Before These Crowded Streets

Before These Crowded Streets

By the end of 1997, the Dave Matthews Band had become unlikely hitmakers. The group’s globe-trotting acoustic rock—with songs about busy city streets, existential anxiety, and secret sexual liaisons—had offered a peppy respite from the decade’s grunge. But after two popular albums and a ceaseless touring schedule, the group had run out of songs, with Matthews having exhausted his early archives. So he retreated to a centuries-old mill in the Virginia foothills to revisit old scraps, and conjure new ones with any bandmates who dropped by—including bassist Stefan Lessard, who loved boom-bap and Radiohead. And so emerged the seeds of 1998’s Before These Crowded Streets, which would paradoxically become the most experimental and moody DMB album, and the one that certified the group’s superstar status—even sinking the Titanic soundtrack that had long dominated the charts.
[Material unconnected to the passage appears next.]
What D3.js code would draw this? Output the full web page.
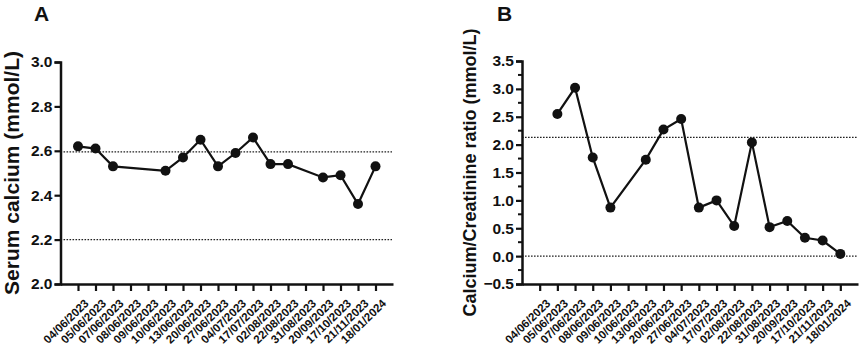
<!DOCTYPE html>
<html><head><meta charset="utf-8">
<script src="https://cdn.jsdelivr.net/npm/d3@7"></script>
<style>
body{margin:0;background:#fff;}
svg{display:block;}
text{font-family:"Liberation Sans",Arial,Helvetica,sans-serif;font-weight:bold;fill:#111;}
</style></head>
<body><svg id="c" width="861" height="347"></svg>
<script>
const dates = ["04/06/2023","05/06/2023","07/06/2023","08/06/2023","09/06/2023","10/06/2023","13/06/2023","20/06/2023","27/06/2023","04/07/2023","17/07/2023","02/08/2023","22/08/2023","31/08/2023","20/09/2023","17/10/2023","21/11/2023","18/01/2024"];
const serumCalcium = [2.62,2.61,2.53,null,null,2.51,2.57,2.65,2.53,2.59,2.66,2.54,2.54,null,2.48,2.49,2.36,2.53];
const caCrRatio = [null,2.55,3.02,1.77,0.87,null,1.73,2.27,2.46,0.87,1.00,0.54,2.04,0.52,0.63,0.33,0.28,0.04];
const refLinesA = [2.2,2.595];
const refLinesB = [0,2.13];
const yTicksA = [2.0,2.2,2.4,2.6,2.8,3.0];
const yTicksB = [-0.5,0.0,0.5,1.0,1.5,2.0,2.5,3.0,3.5];
const yMinorB = [-0.25,0.25,0.75,1.25,1.75,2.25,2.75,3.25];

const svg = d3.select("#c");

function panel(opt){
  const g = svg.append("g");
  const x = d3.scalePoint().domain(dates).range([opt.x0,opt.x1]).padding(1);
  const y = d3.scaleLinear().domain(opt.yDomain).range([284,opt.yTop]);
  g.selectAll("line.ref").data(opt.refs).enter().append("line")
    .attr("x1",opt.x0).attr("x2",opt.x1-1)
    .attr("y1",d=>y(d)).attr("y2",d=>y(d))
    .attr("stroke","#222").attr("stroke-width",1.3).attr("stroke-dasharray","1.6,1.4");
  const yAx = g.append("g").attr("transform",`translate(${opt.x0},0)`)
    .call(d3.axisLeft(y).tickValues(opt.yTicks).tickFormat(d3.format(".1f")).tickSize(6).tickPadding(2));
  yAx.selectAll("text").style("font-size","15.5px");
  if(opt.minor){
    g.selectAll("line.minor").data(opt.minor).enter().append("line")
      .attr("x1",opt.x0-4).attr("x2",opt.x0).attr("y1",d=>y(d)).attr("y2",d=>y(d))
      .attr("stroke","#111").attr("stroke-width",2);
  }
  const xAx = g.append("g").attr("transform","translate(0,284)")
    .call(d3.axisBottom(x).tickSize(7).tickSizeOuter(0));
  xAx.selectAll("text").style("font-size","11.5px").attr("text-anchor","end")
    .attr("transform","translate(4,13) rotate(-44)").attr("dy","0.35em").attr("y",6).attr("x",0);
  svg.selectAll(".domain").attr("stroke","#111").attr("stroke-width",2.5);
  svg.selectAll(".tick line").attr("stroke","#111").attr("stroke-width",2.2);
  const pts = dates.map((d,i)=>({d,v:opt.values[i]})).filter(p=>p.v!=null);
  g.append("path").datum(pts)
    .attr("d",d3.line().x(p=>x(p.d)).y(p=>y(p.v)))
    .attr("fill","none").attr("stroke","#111").attr("stroke-width",2.2);
  g.selectAll("circle").data(pts).enter().append("circle")
    .attr("cx",p=>x(p.d)).attr("cy",p=>y(p.v)).attr("r",5).attr("fill","#111");
  g.append("text").attr("transform",`translate(${opt.titleX},${opt.titleY}) rotate(-90)`)
    .attr("text-anchor","middle").style("font-size",opt.titleSize+"px").text(opt.title);
  g.append("text").attr("x",opt.letterX).attr("y",21).style("font-size","21px").text(opt.letter);
}

panel({x0:60.5,x1:393,yDomain:[2.0,3.0],yTop:62,values:serumCalcium,refs:refLinesA,yTicks:yTicksA,
  title:"Serum calcium (mmol/L)",titleX:18.5,titleY:173,titleSize:21,letter:"A",letterX:34});
panel({x0:522,x1:858,yDomain:[-0.5,3.5],yTop:61,values:caCrRatio,refs:refLinesB,yTicks:yTicksB,minor:yMinorB,
  title:"Calcium/Creatinine ratio (mmol/L)",titleX:476,titleY:172.5,titleSize:18,letter:"B",letterX:497});
</script></body></html>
After recording its first two records in upstate New York with Steve Lillywhite, the band and the newly sober British producer decamped to the San Francisco Bay, using the legendary Record Plant as a creative playground. The resulting songs swung wildly, from the twisted horn funk of “Stay (Wasting Time)” and the lustful nods of the über-smooth “Crush” to the tormented plea for reckoning at the center of “Don’t Drink the Water.” As far as DMB releases go, Before These Crowded Streets is an album of true extremes—of limits tested and reset. But Lillywhite and the band took care to make the pieces fit, too, using a panoply of guests (including Béla Fleck and Alanis Morissette) and curious segues to give the songs depth and atmosphere. What emerges during these 70 minutes is not only a songwriter willing to ask heavier questions of himself and the world, but also a band able to match him with shrieking strings or diaphanous textures, hard bop or heavy-metal approximations. Never again has the Dave Matthews Band pursued its idea of art-rock quite so aggressively as the group did on Before These Crowded Streets. The album remains an inspired document of a group aiming to outstrip its happy-go-lucky reputation—and succeeding in redemptive fashion.